The poem remains a catalyst for jolting songwriters out of their usual approaches because of the relentless ventriloquism referenced in Eliot's Dickens-quoting working title for The Waste Land, He Do the Police in Different Voices. The style enables you to open up a song's meaning by sliding between characters and perspectives: not a single broadcast but a radio impatiently flitting between stations. Neil Tennant applied the technique to 80s London on West End Girls with its "too many shadows, whispering voices" in an unreal city where "we've got no future, we've got no past".

Thom Yorke reached for it to evoke his own sense of dislocation and lurking horror on Paranoid Android's neurotic babble of unidentified voices ("Please would you stop the noise", "That's it sir you're leaving", "Off with his head") talking but not listening – "a heap of broken images", to quote The Waste Land.

Eliot's influence extends across the whole of PJ Harvey's Let England Shake, which pieces together voices and images from multiple decades and countries, and collapses all that history into a single ongoing commentary on war and nationalism.
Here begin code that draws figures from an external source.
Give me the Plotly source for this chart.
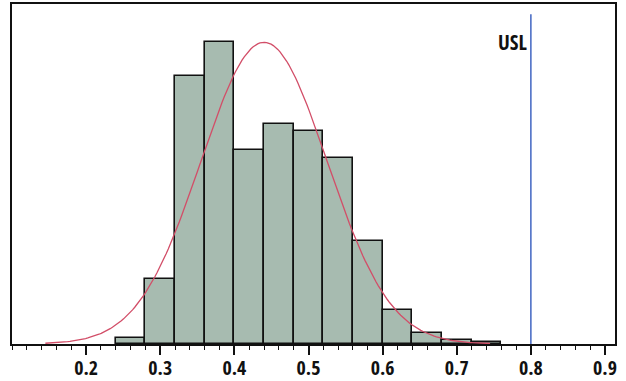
import numpy as np
import plotly.graph_objects as go

# Histogram of measurements: bin left edges (width 0.04) and counts
bin_left = [0.24, 0.28, 0.32, 0.36, 0.40, 0.44, 0.48, 0.52, 0.56, 0.60, 0.64, 0.68, 0.72]
counts = [3, 34, 141, 159, 102, 116, 112, 98, 54, 18, 6, 2, 1]
bin_width = 0.04

# Fitted normal distribution
fit_mean = 0.44
fit_sd = 0.085
fit_range = (0.145, 0.745)

# Specification limit
usl = 0.8
tick_values = [0.2, 0.3, 0.4, 0.5, 0.6, 0.7, 0.8, 0.9]
tick_labels = ["0.2", "0.3", "0.4", "0.5", "0.6", "0.7", "0.8", "0.9"]

FONT = "Open Sans Condensed, Roboto Condensed, sans-serif"

centers = [b + bin_width / 2 for b in bin_left]
n_total = sum(counts)
xs = np.linspace(fit_range[0], fit_range[1], 200)
ys = n_total * bin_width / (fit_sd * np.sqrt(2 * np.pi)) * np.exp(-0.5 * ((xs - fit_mean) / fit_sd) ** 2)

fig = go.Figure()
fig.add_trace(go.Bar(
    x=centers, y=counts, width=bin_width,
    marker=dict(color="#a7bbb0", line=dict(color="#111111", width=1.6)),
    hoverinfo="skip",
))
fig.add_trace(go.Scatter(
    x=xs, y=ys, mode="lines",
    line=dict(color="#d24e68", width=1.3),
    hoverinfo="skip",
))

fig.add_shape(type="line", xref="x", yref="paper", x0=usl, x1=usl, y0=0, y1=0.97,
              line=dict(color="#4d6fc6", width=1.6), layer="above")
fig.add_annotation(x=usl, xref="x", y=0.888, yref="paper", text="<b>USL</b>",
                   showarrow=False, xanchor="right", yanchor="middle", xshift=-2,
                   font=dict(family=FONT, size=21, color="#111111"))

fig.update_layout(
    width=626, height=381,
    margin=dict(l=12, r=11, t=4, b=37),
    paper_bgcolor="white", plot_bgcolor="white",
    showlegend=False, bargap=0,
    font=dict(family=FONT, color="#111111"),
)
fig.update_xaxes(
    range=[0.1, 0.9135], showgrid=False, zeroline=False, automargin=False,
    showline=True, linecolor="#111111", linewidth=2, mirror=True,
    tickmode="array", tickvals=tick_values, ticktext=["<b>%s</b>" % t for t in tick_labels],
    ticks="outside", ticklen=9, tickwidth=1.6, tickcolor="#111111",
    ticklabelstandoff=-4,
    tickfont=dict(family=FONT, size=20, color="#111111"),
    minor=dict(tick0=0, dtick=0.02, ticks="outside", ticklen=4, tickwidth=1.4, tickcolor="#111111"),
)
fig.update_yaxes(
    range=[0, 179], showgrid=False, zeroline=False, showticklabels=False, ticks="",
    automargin=False,
    showline=True, linecolor="#111111", linewidth=2, mirror=True,
)

fig.write_html("out.html")
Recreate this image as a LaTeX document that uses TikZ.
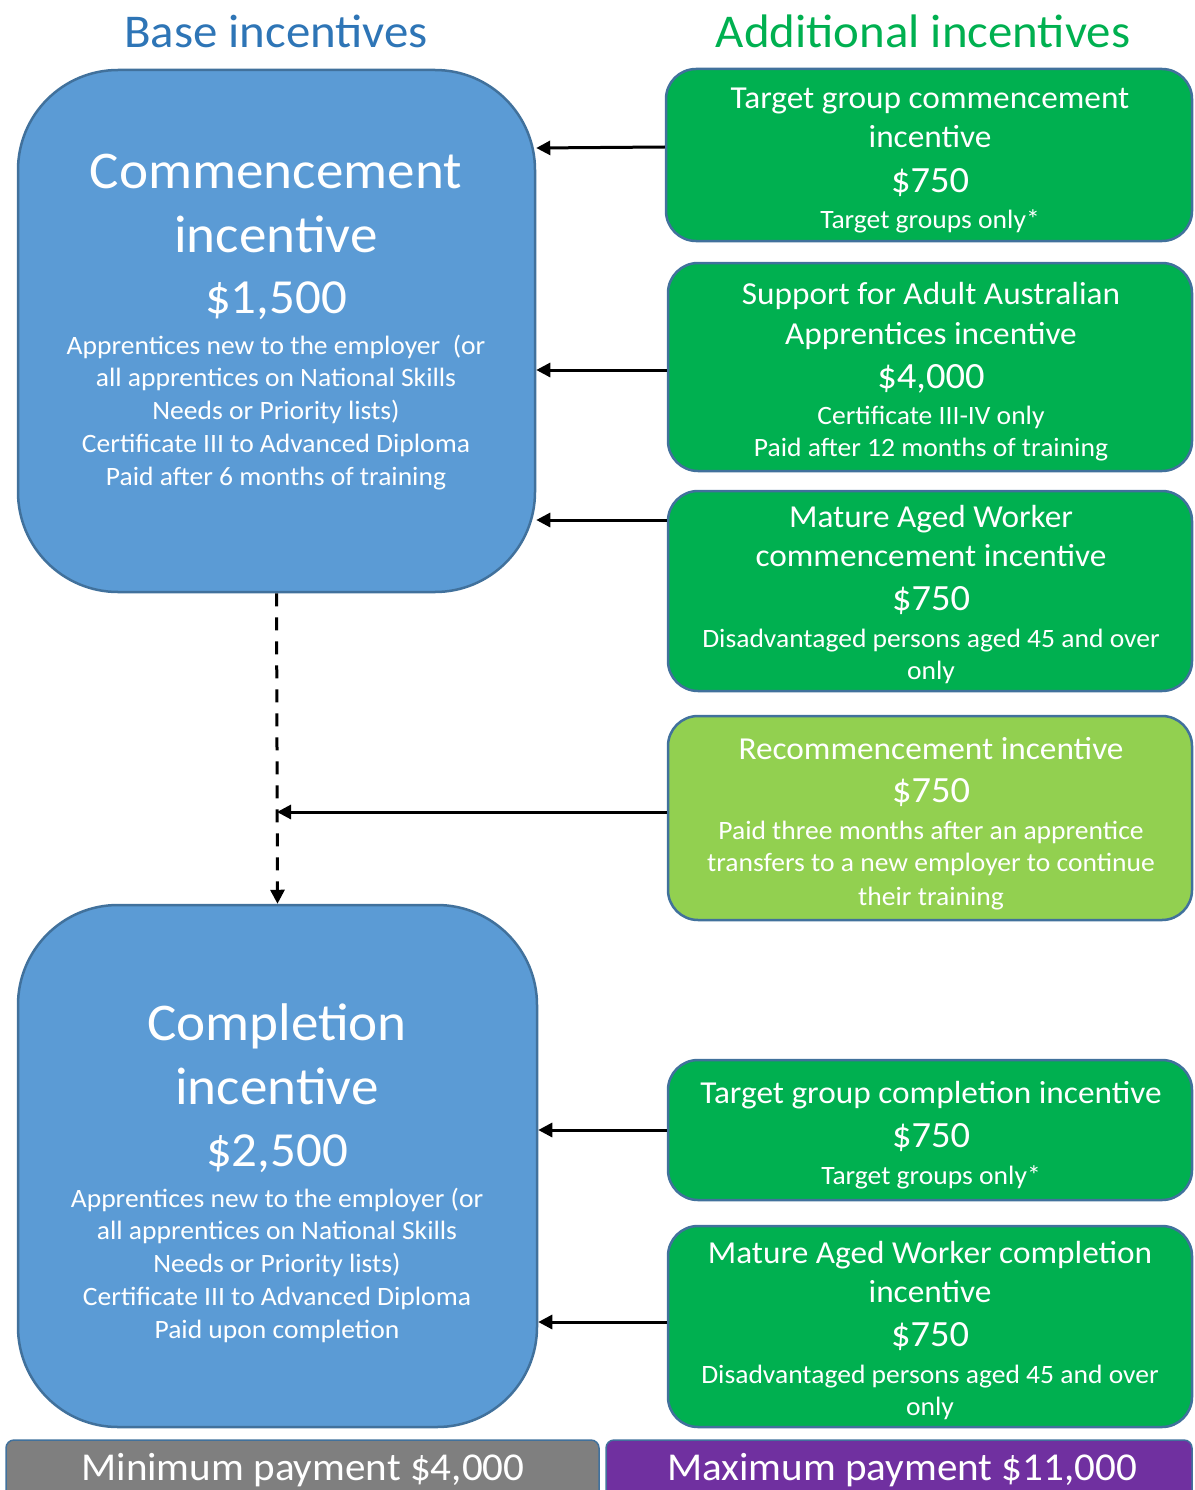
\documentclass[tikz,border=0pt]{standalone}
\usepackage{fontspec}
\setmainfont{Carlito}[FakeStretch=1.04]
\usetikzlibrary{arrows.meta}
\definecolor{baseblue}{HTML}{5B9BD5}
\definecolor{edgeblue}{HTML}{41719C}
\definecolor{addgreen}{HTML}{00B050}
\definecolor{litegreen}{HTML}{92D050}
\definecolor{headblue}{HTML}{2E75B6}
\definecolor{mingray}{HTML}{7F7F7F}
\definecolor{maxpurple}{HTML}{7030A0}

\tikzset{
  basebox/.style={draw=edgeblue, line width=2.5pt, fill=baseblue, rounded corners=100pt, inner sep=0pt, minimum width=517pt, minimum height=522pt},
  addbox/.style={draw=edgeblue, line width=2.5pt, fill=addgreen, rounded corners=30pt, inner sep=0pt, minimum width=524pt},
  paybox/.style={draw=edgeblue, line width=1.5pt, rounded corners=8pt, inner sep=0pt, minimum height=62pt},
  headtxt/.style={inner sep=0pt, yshift=-4pt, font=\fontsize{47}{56}\selectfont, text height=30pt, text depth=6pt},
  bigtxt/.style={inner sep=0pt, yshift=-3pt, text=white, font=\fontsize{53}{64}\selectfont, text height=34pt, text depth=7pt},
  bigsum/.style={bigtxt, font=\fontsize{49}{60}\selectfont},
  smltxt/.style={inner sep=0pt, yshift=-3pt, text=white, font=\fontsize{26.5}{32}\selectfont, text height=17pt, text depth=3.5pt},
  gtxt/.style={inner sep=0pt, yshift=-3pt, text=white, font=\fontsize{32}{38}\selectfont, text height=20pt, text depth=4pt},
  amount/.style={inner sep=0pt, yshift=-3pt, text=white, font=\fontsize{37}{44}\selectfont, text height=24pt, text depth=5pt},
  paytxt/.style={inner sep=0pt, yshift=-2pt, text=white, font=\fontsize{39.5}{48}\selectfont, text height=26pt, text depth=5pt},
  feed/.style={line width=3pt, -{Triangle[length=14pt, width=14pt]}},
}

\begin{document}
\begin{tikzpicture}[x=1pt, y=-1pt]
\useasboundingbox (0,0) rectangle (1194,1490);

% headings
\node[headtxt, text=headblue] (basehead) at (276,32) {Base incentives};
\node[headtxt, text=addgreen] (addhead) at (923,32) {Additional incentives};

% base incentives
\node[basebox] (comm) at (276.5,331) {};
\node[bigtxt] (comm1) at (276,172) {Commencement};
\node[bigtxt] (comm2) at (276,236) {incentive};
\node[bigsum] (comm3) at (276,297) {\$1,500};
\node[smltxt] (comm4) at (276,345) {Apprentices new to the employer~~(or};
\node[smltxt] (comm5) at (276,377) {all apprentices on National Skills};
\node[smltxt] (comm6) at (276,410) {Needs or Priority lists)};
\node[smltxt] (comm7) at (276,443) {Certificate III to Advanced Diploma};
\node[smltxt] (comm8) at (276,476) {Paid after 6 months of training};

\node[basebox, minimum width=519pt] (comp) at (277.5,1166) {};
\node[bigtxt] (comp1) at (277,1024) {Completion};
\node[bigtxt] (comp2) at (277,1088) {incentive};
\node[bigsum] (comp3) at (277,1150) {\$2,500};
\node[smltxt] (comp4) at (277,1198) {Apprentices new to the employer (or};
\node[smltxt] (comp5) at (277,1230) {all apprentices on National Skills};
\node[smltxt] (comp6) at (277,1263) {Needs or Priority lists)};
\node[smltxt] (comp7) at (277,1296) {Certificate III to Advanced Diploma};
\node[smltxt] (comp8) at (277,1329) {Paid upon completion};

% additional incentives
\node[addbox, minimum width=526pt, minimum height=172pt] (tgc) at (929,155) {};
\node[gtxt] (tgc1) at (930,98) {Target group commencement};
\node[gtxt] (tgc2) at (930,137) {incentive};
\node[amount] (tgc3) at (930,180) {\$750};
\node[smltxt] (tgc4) at (930,219) {Target groups only*};

\node[addbox, minimum height=208pt] (saa) at (930,367) {};
\node[gtxt] (saa1) at (931,293) {Support for Adult Australian};
\node[gtxt] (saa2) at (931,333) {Apprentices incentive};
\node[amount] (saa3) at (931,376) {\$4,000};
\node[smltxt] (saa4) at (931,415) {Certificate III-IV only};
\node[smltxt] (saa5) at (931,447) {Paid after 12 months of training};

\node[addbox, minimum height=200pt] (mawc) at (930,591) {};
\node[gtxt] (mawc1) at (931,516) {Mature Aged Worker};
\node[gtxt] (mawc2) at (931,555) {commencement incentive};
\node[amount] (mawc3) at (931,598) {\$750};
\node[smltxt] (mawc4) at (931,638) {Disadvantaged persons aged 45 and over};
\node[smltxt] (mawc5) at (931,670) {only};

\node[addbox, fill=litegreen, minimum height=204pt] (rec) at (930,818) {};
\node[gtxt] (rec1) at (931,748) {Recommencement incentive};
\node[amount] (rec2) at (931,790) {\$750};
\node[smltxt] (rec3) at (931,830) {Paid three months after an apprentice};
\node[smltxt] (rec4) at (931,862) {transfers to a new employer to continue};
\node[smltxt] (rec5) at (931,896) {their training};

\node[addbox, minimum height=140pt] (tgp) at (930,1130) {};
\node[gtxt] (tgp1) at (931,1092) {Target group completion incentive};
\node[amount] (tgp2) at (931,1135) {\$750};
\node[smltxt] (tgp3) at (931,1175) {Target groups only*};

\node[addbox, minimum height=201pt] (mawp) at (930,1326.5) {};
\node[gtxt] (mawp1) at (930,1252) {Mature Aged Worker completion};
\node[gtxt] (mawp2) at (930,1291) {incentive};
\node[amount] (mawp3) at (930,1334) {\$750};
\node[smltxt] (mawp4) at (930,1374) {Disadvantaged persons aged 45 and over};
\node[smltxt] (mawp5) at (930,1406) {only};

% payment bars
\node[paybox, fill=mingray, minimum width=593pt] (minpay) at (302.5,1471) {};
\node[paybox, fill=maxpurple, minimum width=586pt] (maxpay) at (899,1471) {};
\node[paytxt] (minpay1) at (303,1468) {Minimum payment \$4,000};
\node[paytxt] (maxpay1) at (902,1468) {Maximum payment \$11,000};

% connectors
\coordinate (join) at (277,812);
\draw[feed, dash pattern=on 13pt off 11pt] (comm.south) -- (comp.north);
\draw[feed] (tgc.west |- 0,147) -- (comm.east |- 0,148);
\draw[feed] (saa.west |- 0,370) -- (comm.east |- 0,370);
\draw[feed] (mawc.west |- 0,520) -- (comm.east |- 0,520);
\draw[feed] (rec.west |- join) -- (join);
\draw[feed] (tgp.west |- 0,1130) -- (comp.east |- 0,1130);
\draw[feed] (mawp.west |- 0,1322) -- (comp.east |- 0,1322);
\end{tikzpicture}
\end{document}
You often can't tell which lines Harvey wrote herself and which she took from existing sources; among other things The Waste Land's collage technique is a licence to borrow without shame. One blogger has pointed out the similarity between On Battleship Hill ("Jagged mountains jutting out/ Cracked like teeth in a rotting mouth") and The Waste Land ("Dead mountain mouth of carious teeth that cannot spit"). The critic Donald Childs believes Eliot was actually referring to Gallipoli (the home of Battleship Hill), where his close friend Jean Verdenal had been killed in action. During the campaign Australian soldiers sang the risque song about Mrs Porter that is quoted in III: The Fire Sermon. Did Harvey know all of this or is it just a case of The Waste Land's world of echoes setting off accidental echoes of its own?

This process is apt considering The Waste Land includes allusions to show tunes, operas, folk ballads and ragtime songs among its linguistic flotsam and jetsam. In one example of cultural baton-passing Eliot took the refrain "goodnight ladies" from a 19th-century folk song and then Lou Reed took it from him.

As Radio 4's recent broadcast of The Waste Land demonstrated, it's a poem that wants to be listened to. The Fire Sermon in particular is full of noise: gramophones and mandolins, throbbing engines and pealing bells, "a clatter and a chatter". Read it aloud and before you begin to thrash out what it might mean you can hear the music humming in the wires of the verse – the "rhythmical grumbling" if you like. It's above all this sensuous, enigmatic quality that continues to inspire songwriters who want to leave all their options open; to bathe in words, and the sound of words, without locking them into a single reading. Eliot once wrote: "Genuine poetry can communicate before it is understood." True enough, many songwriters would say, especially if you can sing it.